The Lives can best be read in the edition of the Scholia by Ed. Schwartz (Berlin, 1887). To this must now be added the fragments of Satyrus in Oxyrhyncus Papyri, vol. ix. (also contained, though without Dr. Hunt's introduction, in Arnim's Supplementum Euripideum; see above). The ancient references to the facts of Euripides' life are admirably collected in vol. i. of Nauck's small text of Euripides. See also Wilamowitz's Herakles, pp. 1-40.
Chronology of the Plays.—Wilamowitz-Moellendorff, Analecta Euripidea (Berlin, 1875). Grace Macurdy, The Chronology of the extant Plays of Euripides (Columbia University, 1905).

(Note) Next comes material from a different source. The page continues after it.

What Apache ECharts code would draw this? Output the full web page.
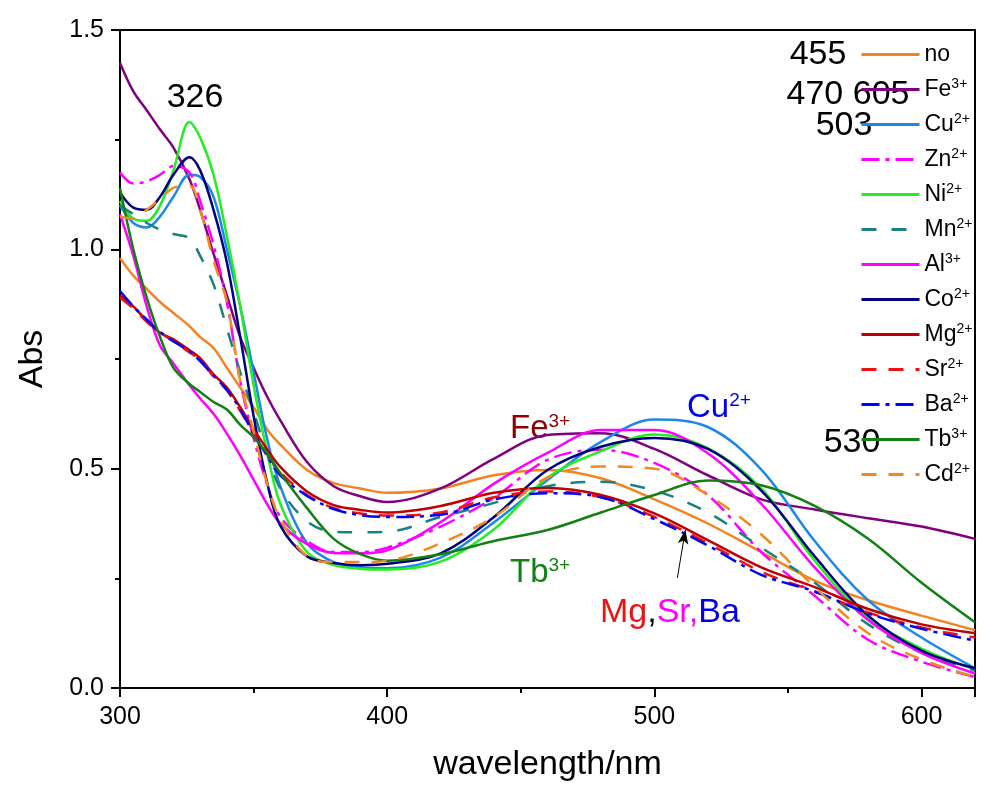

Lost Plays.—Fragments in Nauck; see above. No complete translation. A good many of the lost plays are treated and fragments translated in the Appendix to Murray's Euripides, Athenian Drama, vol. ii.; see above. The classical work on this subject is still Welcker's Griechische Tragoedie, a great book: 3 vols. (Leipzig, 1839-41.) Hartung's Euripides Restitutus, 2 vols. (Hamburg, 1844), is uncritical and somewhat prejudiced against Welcker, but has much charm.
Antiquities, etc.—The standard book is Haigh's Attic Theatre, 3rd edition, by A. W. Pickard-Cambridge (Oxford, 1907). See also Greek Tragedy by J. T. Sheppard (Cambridge Manuals) and Greek Drama by Barnet in Dent's Series.
[PRONUNCIATION OF GREEK NAMES]
Greek names have mostly come to the modern world through Latin and consequently are generally given in their Latin form. Thus in Latin the K-sound was denoted by C; KH by CH, AI- by AE; OU- by U; U by Y, which is really a Greek letter taken over into Latin for this express purpose. Also one or two common terminations are given in their Latin form, Homêros becoming Homerus, Apollon Apollo, and Alexandros Alexander. This difference in writing did not mean a difference in pronunciation; the Latin Aeschylus was pronounced (except perhaps in the termination) exactly like the Greek "Aiskhulos," Thucydides like "Thoukudides."
The conventional English pronunciation follows the Latin form and pronounces all vowels and diphthongs as in English, except that E is always pronounced, and never used merely to lengthen a previous vowel: e.g., "Euripides" rhymes with "insipid ease," not with "glides," "Hermione" roughly with "bryony," not with "tone." OE and AE are pronounced as one syllable, like "ee" in "free," except when marked as two syllables, as "Arsinoë." EU as in "feud." Of the consonants C is pronounced as in English, CH as K. The only difficulty then is to know where the stress comes and what vowels are long or short.